Los Angeles Los Angeles Neighborhoods


Neighborhoods

Corporate law firms and bank offices are located Downtown along with artists’ studios. Major talent and modeling agencies have offices in West Hollywood ("WeHo") and Beverly Hills. Century City is a top-notch hub for talent agencies and entertainment law firms. Production companies have headquarters in Santa Monica, Beverly Hills and, of course, Hollywood.
 
The major art galleries can be found in West Hollywood and Santa Monica. The Mid-Wilshire area is seeing a rise in fashion designers with a commitment to manufacturing in L.A. Interior designers work out of the Robertson Boulevard area adjacent to Beverly Hills and the West End of Melrose Avenue at San Vicente Boulevard.
 
Westwood: Westwood is UCLA’s “college town.” Tons of young people live here, summer sublets abound, and there are plenty of fun bars and restaurants. Every store you need for grocery or clothing shopping is usually within walking distance. Cultural offerings include The Geffen Playhouse, The Hammer Museum, and theater and music events put on by UCLA’s Center for the Art of Performance. Westwood is also conveniently inland so it’s close to the Westside, Beverly Hills and West Hollywood.
 
Los Angeles
Santa Monica: Santa Monica sits on the cliffs above the Pacific Coast Highway (referred to as PCH) and looks out onto the sea.
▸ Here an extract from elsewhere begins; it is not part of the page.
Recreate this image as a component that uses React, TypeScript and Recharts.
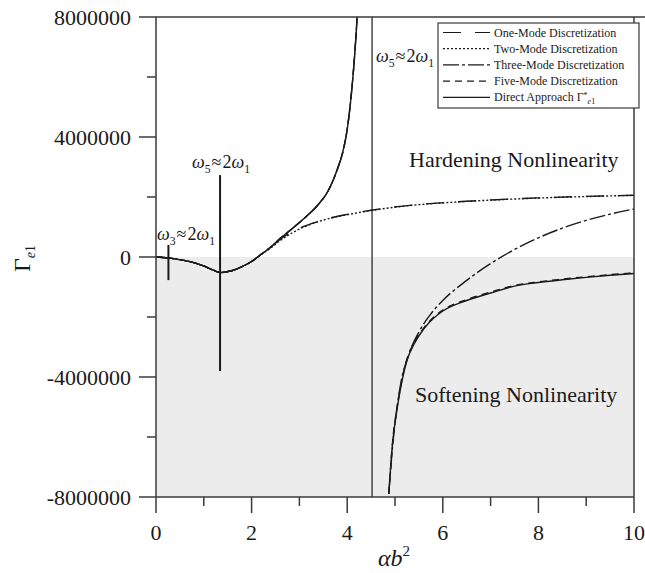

Its beaches are easily accessible and its inhabitants are a peaceful combination of young families, young urban professionals and yogis. The culture is concentrated on healthy lifestyle habits—runners, bikers, and outdoor classes are ubiquitous along Ocean Avenue. Smoking cigarettes is illegal outside of private homes, and every Wednesday there is an impressive farmers' market on 2nd Street.
 
The Ferris wheel on the famous Santa Monica Pier is perfect for watching the those spectacular Pacific sunsets and the recently opened Broad Stage offers high quality, unique theater. While there is no club scene in Santa Monica, Ocean Avenue boasts blocks of restaurants and bars. The Ivy at the Shore is particularly great for Sunday brunch, especially on the patio.
 
The Third Street Promenade and recently revamped Santa Monica Place shopping center have an extensive selection of stores and outdoor eateries. Santa Monica is a great place to live if you want to feel like you’re on vacation all year round!
 
Downtown: Downtown L.A. has undergone the most drastic transformation of any part of the city in recent history. It used to be considered fairly dangerous—it is home to the notorious “skid row”—but now it is one of the freshest scenes in Los Angeles with some of the best dining. While it would still be unwise to walk Downtown alone in the wee hours, most of the people currently living there are bankers and hipsters.
 
A major art scene is thriving and accessible to the public during the monthly Art Walk when the galleries open for tours. In addition to studios, banks and major corporate law firms have their offices Downtown. If you are feeling adventurous and like being pampered for cheap, try Wi Spa in nearby Koreatown—its jade and salt saunas are an unforgettable experience.
 
West Hollywood: West Hollywood has a lot to offer a younger crowd. The Sunset Strip attracts a consistent slew of tourists but is a necessary part of L.A. to explore even if you don’t live in WeHo. The Strip showcases the city’s Rock n’ Roll history with famed music clubs like The Roxy. The Roxy has 18+ concerts if you are not of legal drinking age yet.
 
If you are 21 and over, Tenmasa across the street has very reasonably priced sake bombs, and the SkyBar at the Mondrian has an amazing view of the city at night. WeHo is home to a vibrant club scene and a thriving gay community, besides attracting many residents who work in the entertainment industry.
 
The Valley: “The Valley” refers to the San Fernando Valley, which has a population of 1.76 million people. Rent prices are significantly cheaper in the Valley. Studio City and Sherman Oaks are safe suburbs close enough (by L.A. standards) to commute to Beverly Hills, Westwood, Hollywood and even Downtown. Laurel Canyon and Coldwater Canyon provide alternative options for these commutes when the freeways are tough during rush hour. Calabasas, although much more family oriented than Studio City and Sherman Oaks, has a manageable commute to Santa Monica, especially if you use Topanga Canyon to avoid traffic.
 
While dining in the Valley is less of an affair, there are some local gems like Brent’s Deli and Follow Your Heart, a vegetarian restaurant and natural foods store in Canoga Park. If your priority is to save money and you have a car, the Valley is a great option, just watch out for “Valley Girls”!